The process of proton acceleration within a cyclotron involves increasing the energy of protons until they achieve a desired kinetic energy. In this case, the goal is to accelerate protons to an energy of 5.4 MeV. The cyclotron uses a rapidly alternating electric field to accelerate protons each time they pass between the cyclotron's semi-circular "dees". With each crossing, the protons gain energy and, consequently, speed. This energy is given by the formula \( KE = \frac{1}{2}mv^2 \), where \( KE \) is the kinetic energy, \( m \) is the mass of the proton, and \( v \) is its velocity.
The acceleration is continuous, and the proton's energy increases with each half-cycle of acceleration. As soon as the proton exits the cyclotron, its kinetic energy can be harnessed for various purposes, such as medical treatment and scientific research. Understanding how protons are accelerated is a key step in mastering cyclotron technology.

Magnetic fields play a crucial role in the functioning of a cyclotron. They keep the accelerated protons on a circular path within the device. Cyclotrons employ a strong, uniform magnetic field perpendicular to the proton's motion. The magnetic field strength is denoted as \( B \), and it's measured in tesla (T). For the given cyclotron exercise, the magnetic field strength is 2.9 T.
What makes the magnetic field essential is its ability to exert a force on moving charged particles, like protons. This force is perpendicular to both the velocity of the particle and the direction of the magnetic field, resulting in circular motion. This effect is described by the Lorentz Force Law. Without this magnetic field, the protons would not follow a circular path, and the entire process of acceleration would diverge.
In summary, magnetic fields ensure the smooth operation of a cyclotron by guiding the protons in a curved path, enabling more prolonged acceleration within the device.

Kinetic energy conversion within a cyclotron revolves around transforming potential energy into the kinetic energy of the protons. In the context of a cyclotron, each time a proton crosses between the semi-circular dees, it receives a "kick" from the electric field, raising its kinetic energy. The conversion of energy involves the equation \( KE = \frac{1}{2}mv^2 \), where changes in the kinetic energy reflect increases in the velocity of protons.
During the journey from low to higher energy levels, protons reach a higher velocity proportionate to the energy available. In the exercise of achieving a kinetic energy of 5.4 MeV, the conversion from potential electric energy to kinetic energy continues until the desired energy level is attained. It's possible to monitor this energy change and adjust parameters like frequency and magnitude of the electric field for efficient energy conversion.
This energy conversion is at the heart of applications requiring accelerated protons, including nuclear medicine and particle physics.

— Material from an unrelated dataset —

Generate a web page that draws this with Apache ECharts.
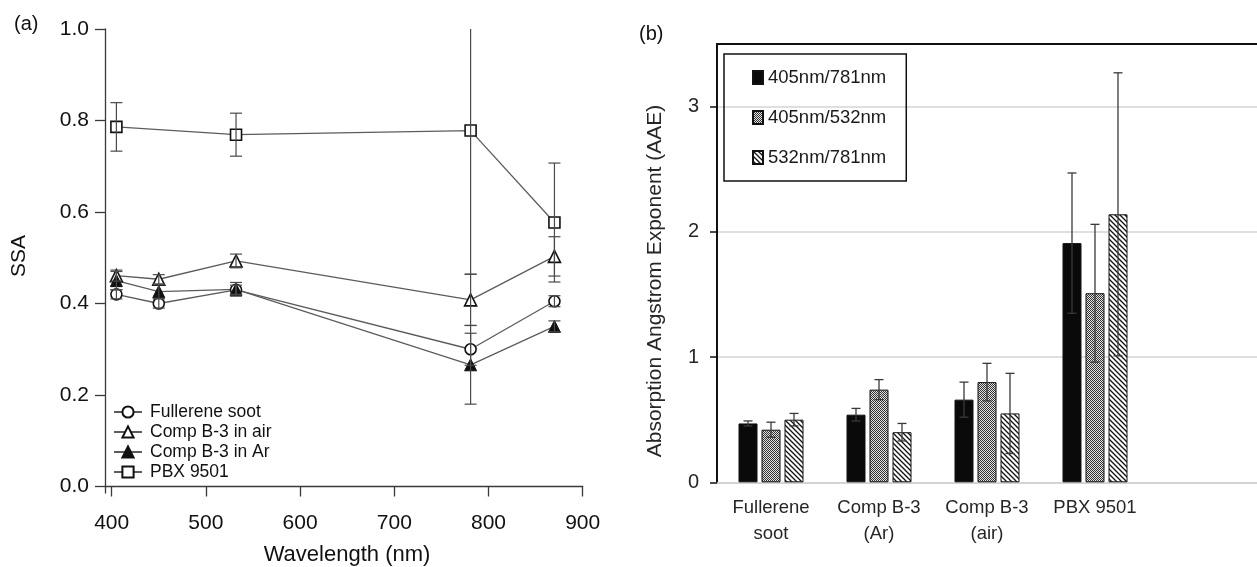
<!DOCTYPE html>
<html>
<head>
<meta charset="utf-8">
<script src="https://cdn.jsdelivr.net/npm/echarts@6/dist/echarts.min.js"></script>
<style>
html,body{margin:0;padding:0;background:#fff;}
#main{width:1257px;height:567px;}
</style>
</head>
<body>
<div id="main"></div>
<script>
// ---------- Panel (a): SSA vs wavelength ----------
const wlMain = [405, 450, 532, 781, 870];
const wlPBX = [405, 532, 781, 870];
const ssaFullerene = [0.420, 0.400, 0.430, 0.300, 0.405];
const errFullerene = [0.010, 0.010, 0.010, 0.035, 0.012];
const ssaCompAir = [0.461, 0.453, 0.493, 0.408, 0.503];
const errCompAir = [0.012, 0.010, 0.015, 0.056, 0.043];
const ssaCompAr = [0.450, 0.426, 0.431, 0.266, 0.350];
const errCompAr = [0.020, 0.015, 0.015, 0.086, 0.012];
const ssaPBX = [0.786, 0.769, 0.778, 0.577];
const errPBX = [0.053, 0.047, 0.314, 0.130];
const ssaTicks = [0.0, 0.2, 0.4, 0.6, 0.8, 1.0];
const wlTicks = [400, 500, 600, 700, 800, 900];

// ---------- Panel (b): AAE bars ----------
const materials = ['Fullerene\nsoot', 'Comp B-3\n(Ar)', 'Comp B-3\n(air)', 'PBX 9501'];
const aae405_781 = [0.47, 0.54, 0.66, 1.91];
const err405_781 = [0.02, 0.05, 0.14, 0.56];
const aae405_532 = [0.42, 0.74, 0.80, 1.51];
const err405_532 = [0.06, 0.08, 0.15, 0.55];
const aae532_781 = [0.50, 0.40, 0.55, 2.14];
const err532_781 = [0.05, 0.07, 0.32, 1.13];
const aaeTicks = [0, 1, 2, 3];

// ---------- patterns ----------
function grayPattern() {
  const c = document.createElement('canvas'); c.width = 2; c.height = 2;
  const g = c.getContext('2d');
  g.fillStyle = '#e2e2e2'; g.fillRect(0, 0, 2, 2);
  g.fillStyle = '#333'; g.fillRect(0, 0, 1, 1); g.fillRect(1, 1, 1, 1);
  return c;
}
function hatchPattern() {
  const s = 5;
  const c = document.createElement('canvas'); c.width = s; c.height = s;
  const g = c.getContext('2d');
  g.fillStyle = '#fff'; g.fillRect(0, 0, s, s);
  g.strokeStyle = '#111'; g.lineWidth = 1.3;
  g.beginPath();
  g.moveTo(-1, -1); g.lineTo(s + 1, s + 1);
  g.moveTo(-1, s - 1); g.lineTo(1, s + 1);
  g.moveTo(s - 1, -1); g.lineTo(s + 1, 1);
  g.stroke();
  return c;
}

const FONT_A = "'Liberation Sans', Arial, Helvetica, sans-serif";
const FONT_B = "'Liberation Sans Narrow', 'Arial Narrow', 'Liberation Sans', sans-serif";
const SSA_MAX = 1.0;

function pairs(xs, ys) { return xs.map((x, i) => [x, ys[i]]); }
function triples(xs, ys, es) { return xs.map((x, i) => [x, ys[i], es[i]]); }

function errRenderA(params, api) {
  const x = api.value(0), y = api.value(1), e = api.value(2);
  const hiRaw = y + e;
  const hi = Math.min(hiRaw, SSA_MAX);
  const pHi = api.coord([x, hi]);
  const pLo = api.coord([x, y - e]);
  const cap = 6;
  const style = { stroke: '#4a4a4a', lineWidth: 1.2 };
  const children = [
    { type: 'line', shape: { x1: pHi[0], y1: pHi[1], x2: pLo[0], y2: pLo[1] }, style },
    { type: 'line', shape: { x1: pLo[0] - cap, y1: pLo[1], x2: pLo[0] + cap, y2: pLo[1] }, style }
  ];
  if (hiRaw <= SSA_MAX) {
    children.push({ type: 'line', shape: { x1: pHi[0] - cap, y1: pHi[1], x2: pHi[0] + cap, y2: pHi[1] }, style });
  }
  return { type: 'group', children };
}

const BAR_W = 19, BAR_GAP = 4;
function errRenderB(offsetIdx) {
  return function (params, api) {
    const i = api.value(0), v = api.value(1), e = api.value(2);
    const off = (offsetIdx - 1) * (BAR_W + BAR_GAP);
    const pHi = api.coord([i, v + e]);
    const pLo = api.coord([i, v - e]);
    const x = pHi[0] + off;
    const cap = 4.5;
    const style = { stroke: '#3a3a3a', lineWidth: 1.3 };
    return {
      type: 'group', children: [
        { type: 'line', shape: { x1: x, y1: pHi[1], x2: x, y2: pLo[1] }, style },
        { type: 'line', shape: { x1: x - cap, y1: pHi[1], x2: x + cap, y2: pHi[1] }, style },
        { type: 'line', shape: { x1: x - cap, y1: pLo[1], x2: x + cap, y2: pLo[1] }, style }
      ]
    };
  };
}

const lineStyleA = { color: '#5c5c5c', width: 1.3 };
const openMarker = { color: '#fff', borderColor: '#111', borderWidth: 1.6 };
const filledMarker = { color: '#111', borderColor: '#111', borderWidth: 1 };

const grayImg = grayPattern();
const hatchImg = hatchPattern();
const barBorder = { borderColor: '#111', borderWidth: 1 };

const namesA = ['Fullerene soot', 'Comp B-3 in air', 'Comp B-3 in Ar', 'PBX 9501'];
const namesB = ['405nm/781nm', '405nm/532nm', '532nm/781nm'];

const chart = echarts.init(document.getElementById('main'), null, { renderer: 'canvas' });

const option = {
  animation: false,
  backgroundColor: '#fff',
  grid: [
    { left: 105, top: 29, width: 477.7, height: 464 },
    { left: 717, top: 44, right: -5, bottom: 84.7 }
  ],
  xAxis: [
    {
      type: 'value', gridIndex: 0, min: 392.9, max: 900,
      axisLine: { show: true, lineStyle: { color: '#3a3a3a', width: 1.3 } },
      axisTick: { show: true, length: 10, lineStyle: { color: '#3a3a3a', width: 1.3 }, customValues: wlTicks },
      axisLabel: { customValues: wlTicks, fontSize: 21, color: '#111', fontFamily: FONT_A, margin: 20 },
      splitLine: { show: false }
    },
    {
      type: 'category', gridIndex: 1, data: materials, max: 4,
      axisLine: { show: true, lineStyle: { color: '#cfcfcf', width: 1.5 } },
      axisTick: { show: false },
      axisLabel: {
        fontSize: 18.5, color: '#262626', fontFamily: FONT_B, margin: 13, lineHeight: 26, interval: 0,
        formatter: v => (v === undefined || v === null || v === 'undefined') ? '' : v
      },
      splitLine: { show: false }
    },
    {
      type: 'category', gridIndex: 1, position: 'top', data: materials, max: 4,
      axisLine: { show: true, lineStyle: { color: '#111', width: 2 } },
      axisTick: { show: false }, axisLabel: { show: false }, splitLine: { show: false }
    }
  ],
  yAxis: [
    {
      type: 'value', gridIndex: 0, min: -0.0142, max: 1.0,
      axisLine: { show: true, lineStyle: { color: '#3a3a3a', width: 1.3 } },
      axisTick: { show: true, length: 10, lineStyle: { color: '#3a3a3a', width: 1.3 }, customValues: ssaTicks },
      axisLabel: { customValues: ssaTicks, fontSize: 21, color: '#111', fontFamily: FONT_A, margin: 16, formatter: v => v.toFixed(1) },
      splitLine: { show: false }
    },
    {
      type: 'value', gridIndex: 1, min: 0, max: 3.5, interval: 0.5,
      axisLine: { show: true, lineStyle: { color: '#111', width: 2 } },
      axisTick: { show: true, length: 7, lineStyle: { color: '#111', width: 1.5 }, customValues: aaeTicks },
      axisLabel: { customValues: aaeTicks, fontSize: 20, color: '#262626', fontFamily: FONT_B, margin: 18 },
      splitLine: { show: true, lineStyle: { color: '#d4d4d4', width: 1.5 }, interval: (i, v) => aaeTicks.indexOf(v) > 0 }
    }
  ],
  legend: [
    {
      data: namesA, orient: 'vertical', left: 113, top: 403, itemGap: 2,
      itemWidth: 28, itemHeight: 14, padding: 0, align: 'left',
      textStyle: { fontSize: 17.5, color: '#111', fontFamily: FONT_A, lineHeight: 18, padding: [0, 0, 0, 3] }
    },
    {
      data: namesB, orient: 'vertical', left: 724, top: 54, itemGap: 19,
      itemWidth: 10, itemHeight: 13, padding: [13, 20, 13, 28], icon: 'rect',
      borderColor: '#111', borderWidth: 1.5, borderRadius: 0,
      textStyle: { fontSize: 18.5, color: '#1a1a1a', fontFamily: FONT_B, lineHeight: 21 }
    }
  ],
  graphic: [
    { type: 'text', left: 14, top: 14, style: { text: '(a)', fontSize: 20, fontFamily: FONT_A, fill: '#111' } },
    { type: 'text', left: 639, top: 24, style: { text: '(b)', fontSize: 20, fontFamily: FONT_A, fill: '#111' } },
    { type: 'text', x: 19, y: 256, rotation: Math.PI / 2,
      style: { text: 'SSA', fontSize: 21, fontFamily: FONT_A, fill: '#111', align: 'center', verticalAlign: 'middle' } },
    { type: 'text', x: 347, y: 555,
      style: { text: 'Wavelength (nm)', fontSize: 22, fontFamily: FONT_A, fill: '#111', align: 'center', verticalAlign: 'middle' } },
    { type: 'text', x: 655, y: 281, rotation: Math.PI / 2,
      style: { text: 'Absorption Angstrom Exponent (AAE)', fontSize: 21, fontFamily: FONT_A, fill: '#262626', align: 'center', verticalAlign: 'middle' } }
  ],
  series: [
    { name: 'Fullerene soot', type: 'line', xAxisIndex: 0, yAxisIndex: 0, data: pairs(wlMain, ssaFullerene),
      symbol: 'circle', symbolSize: 11, lineStyle: lineStyleA, itemStyle: openMarker, z: 3 },
    { name: 'Comp B-3 in air', type: 'line', xAxisIndex: 0, yAxisIndex: 0, data: pairs(wlMain, ssaCompAir),
      symbol: 'triangle', symbolSize: 12, lineStyle: lineStyleA, itemStyle: openMarker, z: 3 },
    { name: 'Comp B-3 in Ar', type: 'line', xAxisIndex: 0, yAxisIndex: 0, data: pairs(wlMain, ssaCompAr),
      symbol: 'triangle', symbolSize: 12, lineStyle: lineStyleA, itemStyle: filledMarker, z: 3 },
    { name: 'PBX 9501', type: 'line', xAxisIndex: 0, yAxisIndex: 0, data: pairs(wlPBX, ssaPBX),
      symbol: 'rect', symbolSize: 11, lineStyle: lineStyleA, itemStyle: openMarker, z: 3 },
    { type: 'custom', xAxisIndex: 0, yAxisIndex: 0, renderItem: errRenderA, data: triples(wlMain, ssaFullerene, errFullerene), z: 5, silent: true },
    { type: 'custom', xAxisIndex: 0, yAxisIndex: 0, renderItem: errRenderA, data: triples(wlMain, ssaCompAir, errCompAir), z: 5, silent: true },
    { type: 'custom', xAxisIndex: 0, yAxisIndex: 0, renderItem: errRenderA, data: triples(wlMain, ssaCompAr, errCompAr), z: 5, silent: true },
    { type: 'custom', xAxisIndex: 0, yAxisIndex: 0, renderItem: errRenderA, data: triples(wlPBX, ssaPBX, errPBX), z: 5, silent: true },

    { name: '405nm/781nm', type: 'bar', xAxisIndex: 1, yAxisIndex: 1, data: aae405_781, barWidth: BAR_W, barGap: (BAR_GAP / BAR_W * 100) + '%',
      itemStyle: Object.assign({ color: '#0a0a0a' }, barBorder) },
    { name: '405nm/532nm', type: 'bar', xAxisIndex: 1, yAxisIndex: 1, data: aae405_532, barWidth: BAR_W,
      itemStyle: Object.assign({ color: { image: grayImg, repeat: 'repeat' } }, barBorder) },
    { name: '532nm/781nm', type: 'bar', xAxisIndex: 1, yAxisIndex: 1, data: aae532_781, barWidth: BAR_W,
      itemStyle: Object.assign({ color: { image: hatchImg, repeat: 'repeat' } }, barBorder) },
    { type: 'custom', xAxisIndex: 1, yAxisIndex: 1, renderItem: errRenderB(0), data: aae405_781.map((v, i) => [i, v, err405_781[i]]), z: 5, silent: true },
    { type: 'custom', xAxisIndex: 1, yAxisIndex: 1, renderItem: errRenderB(1), data: aae405_532.map((v, i) => [i, v, err405_532[i]]), z: 5, silent: true },
    { type: 'custom', xAxisIndex: 1, yAxisIndex: 1, renderItem: errRenderB(2), data: aae532_781.map((v, i) => [i, v, err532_781[i]]), z: 5, silent: true }
  ]
};
chart.setOption(option);
</script>
</body>
</html>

Understanding circular motion in a magnetic field is integral to grasping how a cyclotron functions. Protons, when subjected to a perpendicular magnetic field, move in a circular path due to the magnetic force acting on them. This force maintains the proton on its trajectory as long as the field is present.

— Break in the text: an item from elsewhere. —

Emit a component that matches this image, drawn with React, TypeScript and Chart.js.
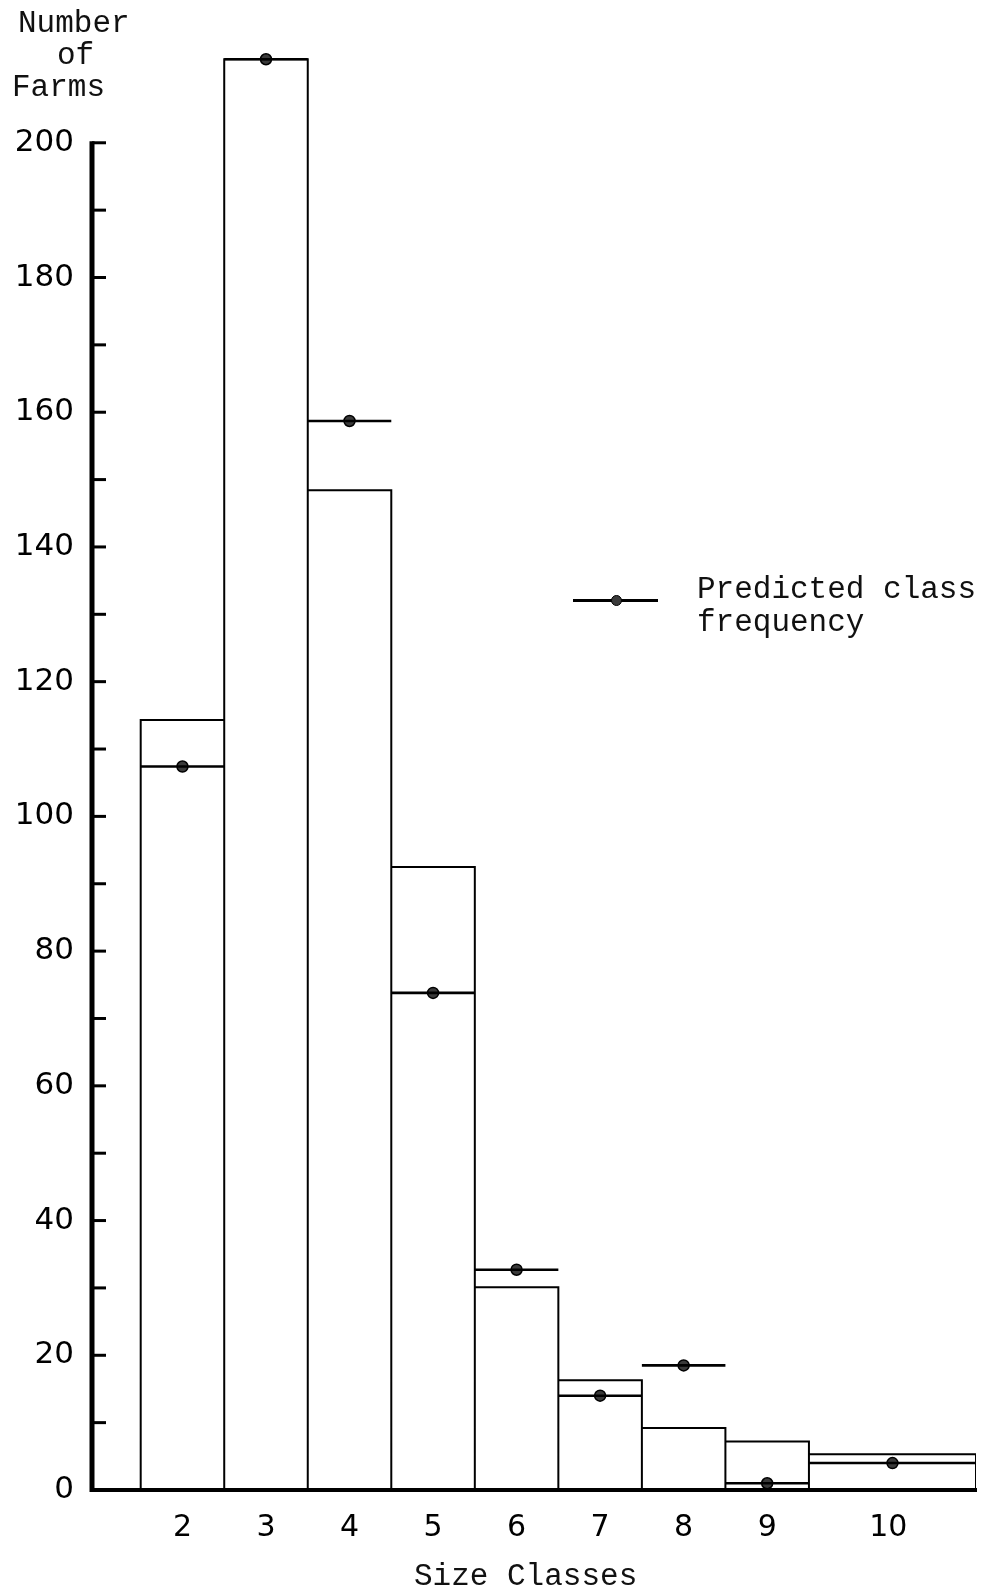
import React, { useEffect, useRef } from 'react';
import { Chart, registerables } from 'chart.js';

Chart.register(...registerables);

// ---- data ----
const sizeClasses = ['2', '3', '4', '5', '6', '7', '8', '9', '10'];
// class boundaries (class 10 is twice as wide)
const classEdges = [1.5, 2.5, 3.5, 4.5, 5.5, 6.5, 7.5, 8.5, 9.5, 11.5];
const observedFarms = [114.3, 212.4, 148.4, 92.5, 30.1, 16.3, 9.2, 7.2, 5.3];
const predictedFarms = [107.4, 212.4, 158.7, 73.8, 32.7, 14.0, 18.5, 1.0, 4.0];
const xTickValues = [2, 3, 4, 5, 6, 7, 8, 9, 10.45];
const yAxisMin = 0;
const yAxisTop = 200; // axis line and ticks stop here
const yRangeMax = 216; // room above the axis for class 3
const yStep = 10;
const yLabelStep = 20;
const xMin = 0.917;
const xMax = 11.5;

type Pt = { x: number; y: number | null };

function buildObserved(): Pt[] {
  const pts: Pt[] = [];
  observedFarms.forEach((v, i) => {
    const a = classEdges[i];
    const b = classEdges[i + 1];
    pts.push({ x: a, y: 0 }, { x: a, y: v }, { x: b, y: v }, { x: b, y: 0 }, { x: b, y: null });
  });
  return pts;
}

function buildPredictedSegments(): Pt[] {
  const pts: Pt[] = [];
  predictedFarms.forEach((v, i) => {
    const a = classEdges[i];
    const b = classEdges[i + 1];
    pts.push({ x: a, y: v }, { x: b, y: v }, { x: b, y: null });
  });
  return pts;
}

function buildPredictedDots(): Pt[] {
  return predictedFarms.map((v, i) => ({ x: (classEdges[i] + classEdges[i + 1]) / 2, y: v }));
}

function yTicks() {
  const t: { value: number }[] = [];
  for (let v = yAxisMin; v <= yAxisTop; v += yStep) t.push({ value: v });
  return t;
}

// y axis line (0..200) and inward tick marks
const yAxisDecor = {
  id: 'yAxisDecor',
  afterDraw(chart: any) {
    const y = chart.scales.y;
    const ctx = chart.ctx;
    const left = chart.chartArea.left;
    ctx.save();
    ctx.strokeStyle = '#000';
    ctx.lineWidth = 5;
    ctx.beginPath();
    ctx.moveTo(left, y.getPixelForValue(yAxisMin) + 2);
    ctx.lineTo(left, y.getPixelForValue(yAxisTop) - 1.5);
    ctx.stroke();
    ctx.lineWidth = 3;
    y.ticks.forEach((t: any) => {
      const py = y.getPixelForValue(t.value);
      ctx.beginPath();
      ctx.moveTo(left, py);
      ctx.lineTo(left + 14, py);
      ctx.stroke();
    });
    ctx.restore();
  },
};

const monoFont = '"Liberation Mono", "DejaVu Sans Mono", monospace';

export default function App() {
  const canvasRef = useRef<HTMLCanvasElement | null>(null);

  useEffect(() => {
    if (!canvasRef.current) return;
    const chart = new Chart(canvasRef.current, {
      type: 'line',
      data: {
        datasets: [
          {
            label: 'Observed',
            data: buildObserved() as any,
            borderColor: '#000',
            borderWidth: 2,
            pointRadius: 0,
            tension: 0,
            fill: false,
            spanGaps: false,
            borderJoinStyle: 'miter',
          },
          {
            label: 'Predicted class frequency',
            data: buildPredictedSegments() as any,
            borderColor: '#000',
            borderWidth: 2.6,
            pointRadius: 0,
            tension: 0,
            fill: false,
            spanGaps: false,
          },
          {
            label: 'Predicted points',
            data: buildPredictedDots() as any,
            showLine: false,
            pointRadius: 5.5,
            pointBackgroundColor: '#3a3a3a',
            pointBorderColor: '#000',
            pointBorderWidth: 1.5,
          },
        ],
      },
      options: {
        animation: false,
        responsive: false,
        events: [],
        layout: { padding: { top: 35, right: 11, left: 0, bottom: 0 } },
        plugins: {
          legend: { display: false },
          tooltip: { enabled: false },
          title: { display: false },
        },
        scales: {
          x: {
            type: 'linear',
            min: xMin,
            max: xMax,
            afterFit(s: any) {
              s.height = 100;
            },
            afterBuildTicks(s: any) {
              s.ticks = xTickValues.map((v) => ({ value: v }));
            },
            ticks: {
              autoSkip: false,
              maxRotation: 0,
              padding: 12,
              color: '#000',
              font: { family: '"DejaVu Sans", sans-serif', size: 30 },
              callback: (_v: any, i: number) => sizeClasses[i],
            },
            grid: { display: false },
            border: { display: true, width: 4, color: '#000' },
          },
          y: {
            type: 'linear',
            min: yAxisMin,
            max: yRangeMax,
            afterFit(s: any) {
              s.width = 92;
            },
            afterBuildTicks(s: any) {
              s.ticks = yTicks();
            },
            ticks: {
              padding: 10,
              color: '#000',
              font: { family: '"DejaVu Sans", sans-serif', size: 31 },
              callback: (v: any) => (Number(v) % yLabelStep === 0 ? String(v) : ''),
            },
            grid: { display: false },
            border: { display: false },
          },
        },
      },
      plugins: [yAxisDecor],
    } as any);
    return () => chart.destroy();
  }, []);

  const textStyle: React.CSSProperties = {
    position: 'absolute',
    fontFamily: monoFont,
    fontSize: 31,
    lineHeight: '31px',
    color: '#111',
    whiteSpace: 'pre',
  };

  return (
    <div style={{ position: 'absolute', left: 0, top: 0, width: 987, height: 1590, background: '#fff', overflow: 'hidden' }}>
      <canvas ref={canvasRef} width={987} height={1590} style={{ position: 'absolute', left: 0, top: 0 }} />
      <div style={{ ...textStyle, left: 18, top: 8 }}>Number</div>
      <div style={{ ...textStyle, left: 57, top: 40 }}>of</div>
      <div style={{ ...textStyle, left: 12, top: 72 }}>Farms</div>
      <div style={{ ...textStyle, left: 414, top: 1561 }}>Size Classes</div>
      <div style={{ ...textStyle, left: 697, top: 574 }}>Predicted class</div>
      <div style={{ ...textStyle, left: 697, top: 607 }}>frequency</div>
      <div style={{ position: 'absolute', left: 573, top: 599, width: 85, height: 3, background: '#000' }} />
      <div
        style={{
          position: 'absolute',
          left: 610.5,
          top: 595,
          width: 11,
          height: 11,
          borderRadius: '50%',
          background: '#3a3a3a',
          border: '1.5px solid #000',
          boxSizing: 'border-box',
        }}
      />
    </div>
  );
}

The radius of this circular orbit depends on several factors such as the proton's mass \( m \), its velocity \( v \), the charge \( q \), and the magnetic field strength \( B \). The equation \( r = \frac{mv}{qB} \) calculates this radius. As protons gain higher kinetic energy, their velocity increases, subsequently enlarging their orbit's radius.

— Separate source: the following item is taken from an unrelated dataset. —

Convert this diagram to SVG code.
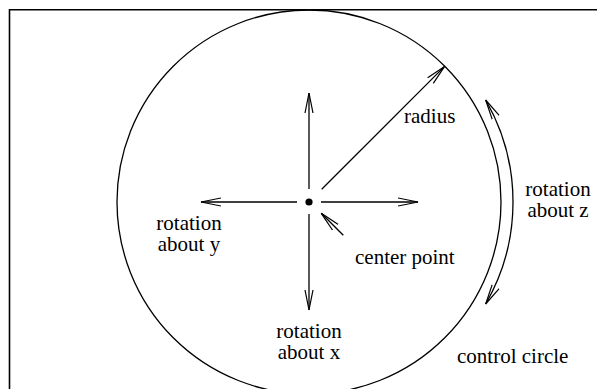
<svg xmlns="http://www.w3.org/2000/svg" width="597" height="389" viewBox="0 0 597 389">
  <style>
    .ln { fill: none; stroke: #000; stroke-width: 1.3; }
    text { font-family: 'Liberation Serif', 'Times New Roman', Times, serif; font-size: 21px; fill: #000; }
    .mid { text-anchor: middle; }
  </style>
  <defs>
    <marker id="arr" markerUnits="userSpaceOnUse" markerWidth="24" markerHeight="12" refX="20" refY="5" orient="auto-start-reverse" viewBox="0 0 24 10">
      <path d="M0,1 L20,5 L0,9" fill="none" stroke="#000" stroke-width="1.2"/>
    </marker>
  </defs>
  <rect width="597" height="389" fill="#fff"/>
  <g id="frame">
    <path d="M9.5,389 V9.8 H597" fill="none" stroke="#000" stroke-width="1.6"/>
  </g>
  <g id="control-circle">
    <circle cx="309" cy="202" r="192" class="ln"/>
    <text font-family="Liberation Serif, serif" x="457" y="362.5">control circle</text>
  </g>
  <g id="center-point">
    <circle cx="309" cy="202" r="3.6" fill="#000"/>
    <text font-family="Liberation Serif, serif" x="355" y="263.5">center point</text>
  </g>
  <g id="radius-label">
    <text font-family="Liberation Serif, serif" x="404" y="123">radius</text>
  </g>
  <g id="rotation-x">
    <text font-family="Liberation Serif, serif" class="mid" x="309" y="337.5">rotation</text>
    <text font-family="Liberation Serif, serif" class="mid" x="309" y="358.5">about x</text>
  </g>
  <g id="rotation-y">
    <text font-family="Liberation Serif, serif" class="mid" x="189" y="230">rotation</text>
    <text font-family="Liberation Serif, serif" class="mid" x="189" y="251">about y</text>
  </g>
  <g id="rotation-z">
    <text font-family="Liberation Serif, serif" class="mid" x="558" y="196">rotation</text>
    <text font-family="Liberation Serif, serif" class="mid" x="558" y="217">about z</text>
  </g>
  <g id="connectors" class="ln">
    <line x1="309" y1="189" x2="309" y2="93" marker-end="url(#arr)"/>
    <line x1="309" y1="214" x2="309" y2="310" marker-end="url(#arr)"/>
    <line x1="297" y1="202" x2="201" y2="202" marker-end="url(#arr)"/>
    <line x1="321" y1="202" x2="418" y2="202" marker-end="url(#arr)"/>
    <line x1="321.7" y1="189.3" x2="444.6" y2="66.4" marker-end="url(#arr)"/>
    <line x1="343.3" y1="235.3" x2="321.3" y2="213.3" marker-end="url(#arr)"/>
    <path d="M485.67,100 A204,204 0 0 1 485.67,304" marker-start="url(#arr)" marker-end="url(#arr)"/>
  </g>
</svg>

In our exercise, protons reached kinetic energies of 2.7 MeV and 5.4 MeV, corresponding to different circle radii, reflecting their increased velocities. The protons' angular speed, calculated through \( \omega = \frac{v}{r} \), also indicates how fast they move around the circle, remaining consistent at 2.79 x 10⁸ rad/s for both energies. This uniform circular motion enabled by the magnetic field lets protons steadily gain energy.